Top Programming Ideas 2005

An even number of players sit in a circle and pass two objects around the circle. One object is the Rabbit. It gets passed to every other person in the circle. The other object is the Fox. It gets passed to every other person in the circle who is not passing the Rabbit.

The Fox and the Rabbit start on opposites sides of the circle. The object of the game is for the Fox to catch and overtake the Rabbit. This happens when they end up at the same place in the circle at the same time. When this happens one point is scored for the Fox team.

Once the Fox has caught the Rabbit the people who were passing the Rabbit begin the next round by passing the Fox. The Fox and Rabbit can travel in either direction in the circle. The objects being passed must not skip anyone on the team and the objects are never thrown from person to person.


Take two sheets or more of newspaper, wad it up, and wrap masking tape around the paper forming a ball. The rules are:

• Players spread out and can not move from their positions.

• No talking.

• Ball is thrown underhand.

• If a player drops the ball he/she is out of the game. If the player over throws the ball they are out of the game.

• Pass the ball quickly. Players may not hold the ball for more than three seconds.

• Last person(s) are winners.


People sit in a circle. One person whispers a statement to the person next to them and so on until the last person hears the message. This person tells it out loud.

The first person tells what the original statement was. This game is always good for a laugh.

Be careful as to the type of message being sent.

What If

• You could live anywhere in the world where would it be?

• You had a million dollars?

• You were on a desert island? Who would you want to be with?

• What three things would you take with you?

• What books would you take with you?

• How would you like to live life?

Ask the kids different questions. This is a good get-to-know-you game too!

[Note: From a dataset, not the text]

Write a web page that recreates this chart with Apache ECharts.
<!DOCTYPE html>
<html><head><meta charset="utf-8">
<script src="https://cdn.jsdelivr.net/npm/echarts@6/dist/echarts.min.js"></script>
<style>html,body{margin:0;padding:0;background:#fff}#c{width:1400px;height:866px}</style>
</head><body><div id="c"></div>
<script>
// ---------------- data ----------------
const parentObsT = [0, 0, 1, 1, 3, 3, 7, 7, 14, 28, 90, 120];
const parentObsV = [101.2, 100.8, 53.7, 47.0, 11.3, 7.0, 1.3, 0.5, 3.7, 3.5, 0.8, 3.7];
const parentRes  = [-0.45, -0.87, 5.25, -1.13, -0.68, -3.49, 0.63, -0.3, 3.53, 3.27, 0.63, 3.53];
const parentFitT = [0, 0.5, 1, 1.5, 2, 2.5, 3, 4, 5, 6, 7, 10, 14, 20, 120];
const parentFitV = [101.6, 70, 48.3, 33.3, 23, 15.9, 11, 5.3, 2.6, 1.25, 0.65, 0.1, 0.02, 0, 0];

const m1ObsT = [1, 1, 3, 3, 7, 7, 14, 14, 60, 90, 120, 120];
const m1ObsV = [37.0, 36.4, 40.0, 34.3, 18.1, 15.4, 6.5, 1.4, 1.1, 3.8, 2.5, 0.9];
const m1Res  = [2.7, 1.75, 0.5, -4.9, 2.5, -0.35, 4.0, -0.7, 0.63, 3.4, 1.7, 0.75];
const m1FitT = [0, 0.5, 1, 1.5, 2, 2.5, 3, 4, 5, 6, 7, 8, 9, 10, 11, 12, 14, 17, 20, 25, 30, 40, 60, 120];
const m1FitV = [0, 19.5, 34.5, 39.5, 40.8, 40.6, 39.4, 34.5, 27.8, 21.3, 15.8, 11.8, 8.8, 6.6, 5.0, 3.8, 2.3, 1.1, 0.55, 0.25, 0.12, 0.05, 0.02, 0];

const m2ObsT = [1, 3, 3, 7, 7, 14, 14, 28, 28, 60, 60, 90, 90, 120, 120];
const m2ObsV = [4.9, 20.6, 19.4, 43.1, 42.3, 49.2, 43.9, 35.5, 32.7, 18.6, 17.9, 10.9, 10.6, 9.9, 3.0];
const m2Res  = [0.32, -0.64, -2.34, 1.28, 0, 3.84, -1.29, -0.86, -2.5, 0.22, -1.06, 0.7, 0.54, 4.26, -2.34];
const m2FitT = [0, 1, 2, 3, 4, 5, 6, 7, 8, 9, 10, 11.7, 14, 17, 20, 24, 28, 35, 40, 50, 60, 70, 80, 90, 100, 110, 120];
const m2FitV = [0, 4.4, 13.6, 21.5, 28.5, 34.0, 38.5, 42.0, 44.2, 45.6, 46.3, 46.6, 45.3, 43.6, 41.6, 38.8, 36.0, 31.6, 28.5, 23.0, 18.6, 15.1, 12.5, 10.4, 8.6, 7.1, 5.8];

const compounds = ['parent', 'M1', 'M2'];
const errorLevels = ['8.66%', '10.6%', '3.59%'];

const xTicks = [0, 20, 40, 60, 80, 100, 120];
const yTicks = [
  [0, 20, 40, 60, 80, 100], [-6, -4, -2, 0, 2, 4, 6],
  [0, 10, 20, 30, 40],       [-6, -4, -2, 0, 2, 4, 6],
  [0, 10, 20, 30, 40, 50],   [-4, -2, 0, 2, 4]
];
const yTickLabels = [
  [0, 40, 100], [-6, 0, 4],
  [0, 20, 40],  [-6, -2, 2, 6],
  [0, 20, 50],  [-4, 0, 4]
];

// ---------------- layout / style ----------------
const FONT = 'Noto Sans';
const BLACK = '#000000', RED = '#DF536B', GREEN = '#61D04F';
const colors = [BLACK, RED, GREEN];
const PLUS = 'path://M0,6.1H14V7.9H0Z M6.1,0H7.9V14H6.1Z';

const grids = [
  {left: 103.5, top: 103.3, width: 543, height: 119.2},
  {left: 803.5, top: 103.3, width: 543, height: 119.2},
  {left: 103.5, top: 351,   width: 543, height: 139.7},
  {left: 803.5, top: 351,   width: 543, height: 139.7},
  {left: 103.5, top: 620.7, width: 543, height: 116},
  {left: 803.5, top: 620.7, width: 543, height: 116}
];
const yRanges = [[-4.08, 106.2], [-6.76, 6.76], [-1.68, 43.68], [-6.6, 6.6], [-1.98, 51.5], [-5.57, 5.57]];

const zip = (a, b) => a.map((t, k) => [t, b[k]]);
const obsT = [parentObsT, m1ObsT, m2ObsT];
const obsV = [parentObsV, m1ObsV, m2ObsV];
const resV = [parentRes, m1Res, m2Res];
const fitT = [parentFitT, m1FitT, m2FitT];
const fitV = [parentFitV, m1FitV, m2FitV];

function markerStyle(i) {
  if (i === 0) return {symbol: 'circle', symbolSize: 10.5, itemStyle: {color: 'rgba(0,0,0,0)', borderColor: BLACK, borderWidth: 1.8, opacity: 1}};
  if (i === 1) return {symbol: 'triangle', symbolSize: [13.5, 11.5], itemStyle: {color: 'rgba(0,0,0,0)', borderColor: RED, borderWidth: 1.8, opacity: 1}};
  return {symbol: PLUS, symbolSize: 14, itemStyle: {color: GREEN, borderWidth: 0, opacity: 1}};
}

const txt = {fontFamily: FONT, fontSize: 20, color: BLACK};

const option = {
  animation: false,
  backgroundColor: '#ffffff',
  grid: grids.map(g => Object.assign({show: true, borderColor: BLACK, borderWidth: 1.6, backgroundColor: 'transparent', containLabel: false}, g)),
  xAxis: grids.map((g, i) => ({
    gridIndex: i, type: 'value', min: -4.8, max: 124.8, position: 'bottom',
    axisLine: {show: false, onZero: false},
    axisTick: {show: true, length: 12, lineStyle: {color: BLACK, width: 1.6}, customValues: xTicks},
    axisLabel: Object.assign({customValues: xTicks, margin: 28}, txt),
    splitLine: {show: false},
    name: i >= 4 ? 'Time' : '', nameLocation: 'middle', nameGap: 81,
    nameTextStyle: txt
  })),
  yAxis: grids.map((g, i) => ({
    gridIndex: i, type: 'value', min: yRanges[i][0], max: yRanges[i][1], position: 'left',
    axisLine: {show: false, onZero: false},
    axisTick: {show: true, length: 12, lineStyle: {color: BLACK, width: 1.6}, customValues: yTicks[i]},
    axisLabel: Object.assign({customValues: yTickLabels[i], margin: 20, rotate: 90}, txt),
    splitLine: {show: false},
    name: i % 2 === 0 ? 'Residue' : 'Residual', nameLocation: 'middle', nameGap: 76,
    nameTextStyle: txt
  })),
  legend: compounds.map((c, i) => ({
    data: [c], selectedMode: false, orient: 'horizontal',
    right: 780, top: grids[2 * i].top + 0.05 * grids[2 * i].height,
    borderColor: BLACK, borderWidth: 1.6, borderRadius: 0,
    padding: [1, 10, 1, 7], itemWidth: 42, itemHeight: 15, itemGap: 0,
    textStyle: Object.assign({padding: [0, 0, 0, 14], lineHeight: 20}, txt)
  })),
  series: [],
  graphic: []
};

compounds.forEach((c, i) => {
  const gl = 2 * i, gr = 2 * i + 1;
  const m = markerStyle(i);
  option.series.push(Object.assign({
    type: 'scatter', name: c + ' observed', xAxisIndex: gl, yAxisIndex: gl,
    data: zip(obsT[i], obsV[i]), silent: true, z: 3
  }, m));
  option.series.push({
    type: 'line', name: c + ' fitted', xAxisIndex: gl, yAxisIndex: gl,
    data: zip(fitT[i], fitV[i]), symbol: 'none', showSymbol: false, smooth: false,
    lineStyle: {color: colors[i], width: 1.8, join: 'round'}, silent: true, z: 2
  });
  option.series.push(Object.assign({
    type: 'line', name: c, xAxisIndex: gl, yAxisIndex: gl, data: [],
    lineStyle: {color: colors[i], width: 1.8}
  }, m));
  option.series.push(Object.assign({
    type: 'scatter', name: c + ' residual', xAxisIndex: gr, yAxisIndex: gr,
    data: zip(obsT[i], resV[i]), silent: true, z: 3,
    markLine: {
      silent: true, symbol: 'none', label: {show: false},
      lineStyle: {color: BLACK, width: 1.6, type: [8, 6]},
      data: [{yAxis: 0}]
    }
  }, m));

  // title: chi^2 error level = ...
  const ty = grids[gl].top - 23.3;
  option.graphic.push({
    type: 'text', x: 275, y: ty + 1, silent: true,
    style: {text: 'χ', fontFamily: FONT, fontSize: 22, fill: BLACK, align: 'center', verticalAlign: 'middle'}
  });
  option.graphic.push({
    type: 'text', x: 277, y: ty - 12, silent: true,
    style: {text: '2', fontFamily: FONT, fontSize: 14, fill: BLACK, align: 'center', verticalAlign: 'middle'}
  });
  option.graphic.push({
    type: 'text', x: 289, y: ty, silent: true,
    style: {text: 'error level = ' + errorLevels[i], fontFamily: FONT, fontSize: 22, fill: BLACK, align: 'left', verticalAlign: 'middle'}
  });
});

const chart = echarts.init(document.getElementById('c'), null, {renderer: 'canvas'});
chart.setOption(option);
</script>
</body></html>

–Jeff Merhige is the executive director of YMCA Camp Kern, Dayton YMCA, Dayton, Ohio.

Lands for Learning

Recently, YMCA Storer Camps has undertaken a rather large long- term project to enhance the diversity of our lands by improving and promoting valuable native ecosystems found on camp.

The Lands for Learning project, as it is called, seeks to further the mission of camp by involving staff and campers in projects that enable them to be better stewards of our land. We actively involve our campers in one of our most important and largest projects concerned with Lands for Learning, which is the removal of exotic and invasive plant species such as European and Glossy Buckthorn.

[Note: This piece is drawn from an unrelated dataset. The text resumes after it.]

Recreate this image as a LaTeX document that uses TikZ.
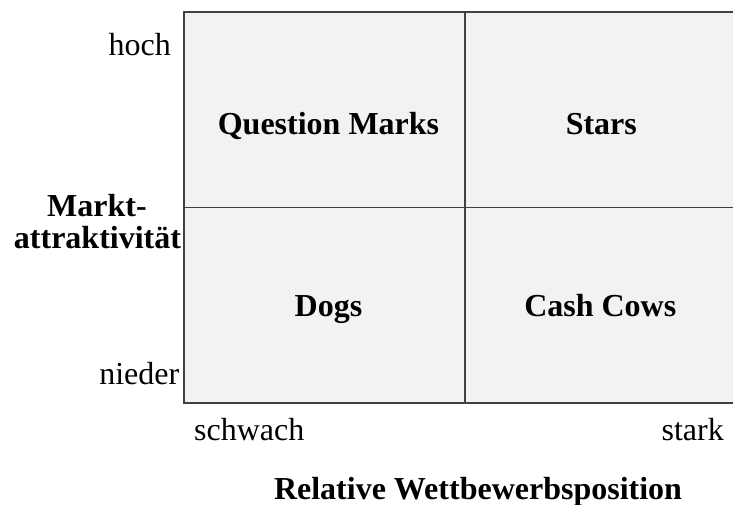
\documentclass[tikz,border=0pt]{standalone}
\usepackage{fontspec}
\setmainfont{Liberation Serif}
\begin{document}
\begin{tikzpicture}[x=1pt,y=-1pt,
  lbl/.style={inner sep=0pt,font=\fontsize{32}{36}\selectfont},
  blbl/.style={inner sep=0pt,font=\fontsize{32}{36}\selectfont\bfseries},
  gridline/.style={draw=black!75,line width=1.5pt}]
\useasboundingbox (0,0) rectangle (733,505);
\begin{scope}
\clip (0,0) rectangle (733,505);
\fill[black!5] (184,12) rectangle (746,403);
\draw[gridline] (746,12) -- (184,12) -- (184,403) -- (746,403);
\draw[gridline] (465,12) -- (465,403);
\draw[gridline] (184,207.7) -- (746,207.7);
\end{scope}
\node[blbl,anchor=base] (qm) at (328.5,134.3) {Question Marks};
\node[blbl,anchor=base] (st) at (601.3,134.3) {Stars};
\node[blbl,anchor=base] (dg) at (328.5,316.7) {Dogs};
\node[blbl,anchor=base] (cc) at (600.3,316.7) {Cash Cows};
\node[lbl,anchor=base east] (hoch) at (171,56) {hoch};
\node[lbl,anchor=base east] (nieder) at (179.5,384) {nieder};
\node[blbl,anchor=base] (m1) at (97,216.7) {Markt-};
\node[blbl,anchor=base] (m2) at (97.5,248.7) {attraktivität};
\node[lbl,anchor=base west] (schwach) at (194,440.7) {schwach};
\node[lbl,anchor=base east] (stark) at (724,440.7) {stark};
\node[blbl,anchor=base] (rw) at (478,499.3) {Relative Wettbewerbsposition};
\end{tikzpicture}
\end{document}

The activity, which is becoming one of the most popular on camp, gives campers the opportunity to learn about these invasive species, how to identify them and the detrimental effects they have on native ecosystems.

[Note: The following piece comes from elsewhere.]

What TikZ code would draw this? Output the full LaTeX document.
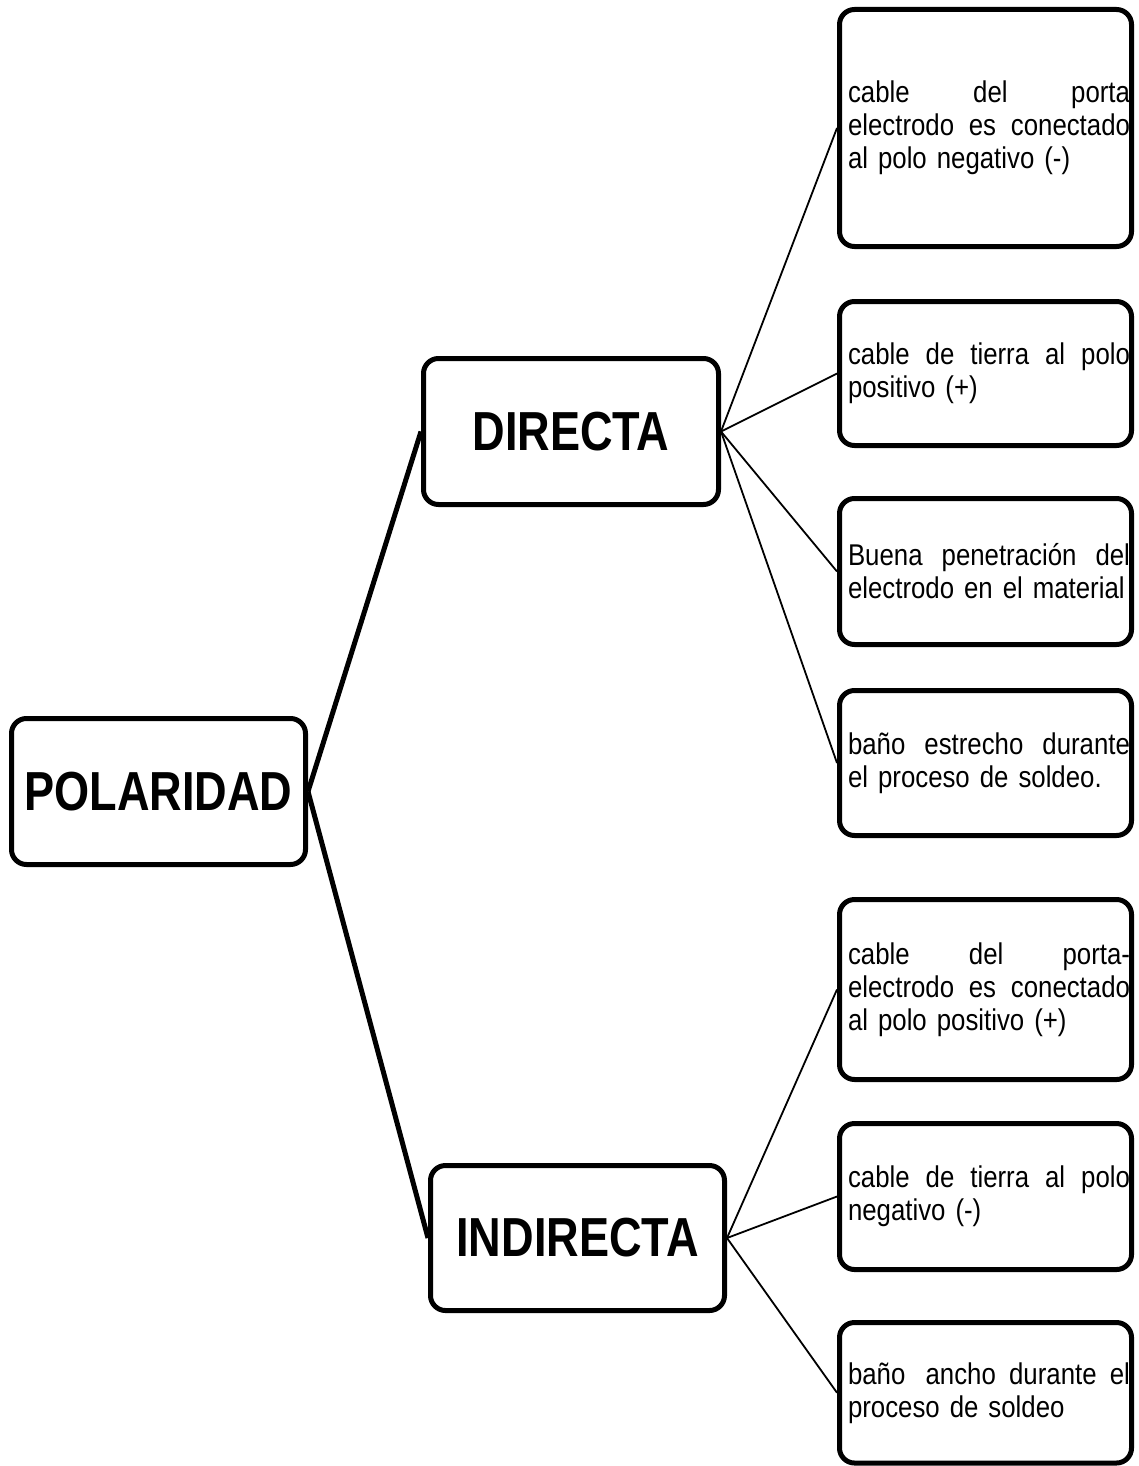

After learning how to properly identify Buckthorn campers are given the opportunity to take part in the removal of these invasive plants from camp lands.

The ability to not only learn about invasive species, but also use that knowledge in a hands-on application is an extremely valuable and rewarding experience for the campers and staff involved.

The activity gives students ownership in camp programs and the ability to take part in an immediately visible and lasting change that has a positive affect on the landscape and the participants as well.

–John Marlatt is the adventure program coordinator for YMCA Storer Camps in Jackson, Mich.

They Shoot, They Score!

• Russian Football is played with two teams; teams line up facing each other, and each member has a number. Between the teams are two old brooms and an old towel. When your number is called, you (and the corresponding person from the other team) run out and pick up a broom and try to sweep or otherwise move the towel across your starting line. The player who gets the towel safely home first scores a point for her/his team. The towel and brooms are returned to the middle, and another number is called.

• All-sports baseball is played like baseball, except that when the “batter” steps up, he/she can select the sport of their choice. If the sport is soccer, the “batter” kicks the soccer ball as far as possible, then runs the bases (as in baseball). If the sport is Frisbee, the “batter” throws the Frisbee.